Clube de Combate

de Chuck Palahniuk

 

"Enquanto estiveres no clube de combate, não és o dinheiro que tens no banco. Não és o teu emprego. Não és a tua família e não és quem dizes a ti próprio que és. (...) Não és o teu nome. (...) Não és os teus problemas. (...) Não és a tua idade. (...) Não és as tuas esperanças."

Por Catarina Moura

Desta vez só li o livro depois de ver o filme. Por causa do filme. Não costuma ser assim mas desta vez foi. Mesmo tantos meses depois, foi difícil escapar à visão caleidoscópica e vertiginosa de David Fincher, aos rostos que ele escolheu. Mas no combate entre a imagem e a palavra, esta saiu vencedora. A escrita de Chuck Palahniuk é uma forte teia que enreda e absorve quem nela mergulha.

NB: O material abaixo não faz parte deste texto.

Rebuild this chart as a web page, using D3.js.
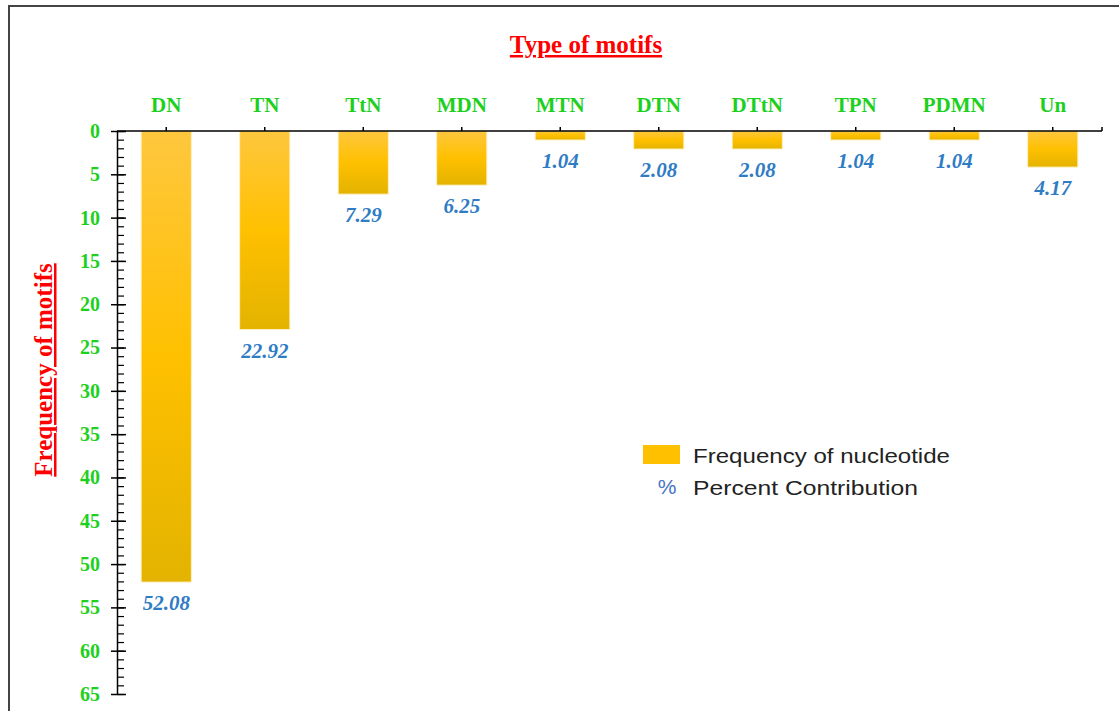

Classificado como uma das mais carismáticas revelações da literatura americana dos finais do século XX, em Clube de Combate, o seu primeiro romance, Palahniuk despe a alma de toda uma geração - a nossa. Uma geração que nunca viveu uma grande guerra. Uma geração cuja única depressão é a das suas próprias vidas, prisioneiras no vazio que o capitalismo obriga a alimentar, a escavar cada vez mais fundo, a deixar instalar e criar raízes. Uma geração desperdiçada em empregos monótonos e pouco atraentes para conseguir comprar coisas de que, na realidade, não precisa, mas sem as quais acredita não conseguir viver. Uma geração criada por mulheres, dilacerada por um passado de ausência e separação. Uma geração que vai morrer sem nunca ter vivido, sem experienciar a verdadeira perda, sem saber o que é uma cicatriz.
Aprisionado na monotonia de uma vida demasiado completa, dividida entre a rotina das viagens de avião que o emprego-fato-e-gravata exige e o apartamento situado no 15º andar de um arranha céus ("uma espécie de arquivo de ficheiros para viúvas e profissionais jovens"), cheio do conforto de irresistíveis catálogos que, página a página, nos apresentam peças sem as quais - descobrimos então - já não saberemos viver, há alguém que deixa de dormir. Este "alguém", que nunca revela o seu verdadeiro nome, é quem nos conta a história da sua vida. Uma vida que começa no dia em que conhece Tyler Durden.
"Estava cansado, marado e cheio de pressa e sempre que entrava para um avião só queria que o avião se despenhasse. Tinha inveja das pessoas com cancro. Odiava a minha vida." Então surge Tyler. O anjo louro. O terrorista da indústria de serviços domésticos. O criado guerrilheiro. O fabricante de sabão. "Adoro tudo no Tyler Durden, a coragem dele, a esperteza. O atrevimento. O Tyler é divertido e encantador e convincente e independente, e os homens admiram-no e esperam que ele lhes modifique o mundo. O Tyler é competente e livre e eu não sou." Tyler Durden, o fundador dos clubes de combate. Tyler Durden, a lenda viva. Tyler Durden, a mente por trás do Plano da Destruição. Tyler Durden, o amante da Marla Singer. Tyler Durden, o alter ego de alguém que passa anos sem conseguir dormir e, nesse limbo da insónia (onde tudo é uma cópia de uma cópia de uma cópia de uma cópia...), perde toda a noção da realidade à medida que é sugado numa espiral de decadência. Se calhar o auto-aperfeiçoamento não é a resposta, diz-nos Tyler. Se calhar a autodestruição é a resposta. Revolução. A violência como catarse. A violência como forma de auto-conhecimento. A violência como libertação.
Dogma de Tyler Durden: o ódio de Deus é melhor que a sua indiferença. "A não ser que consigamos obter a atenção de Deus, não podemos ter a esperança nem da redenção nem da condenação. O que é melhor? O inferno ou o nada?" Segundo o dogma de Tyler Durden, só depois de bateres no fundo poderás ser salvo. "Quanto mais baixo caíres, mais alto subirás. Quanto mais longe fugires, mais Deus te quererá de volta". Só depois de bateres no fundo poderás ser o filho pródigo. Ele bateu no fundo. Foi salvo? Não? Isso já era dizer de mais.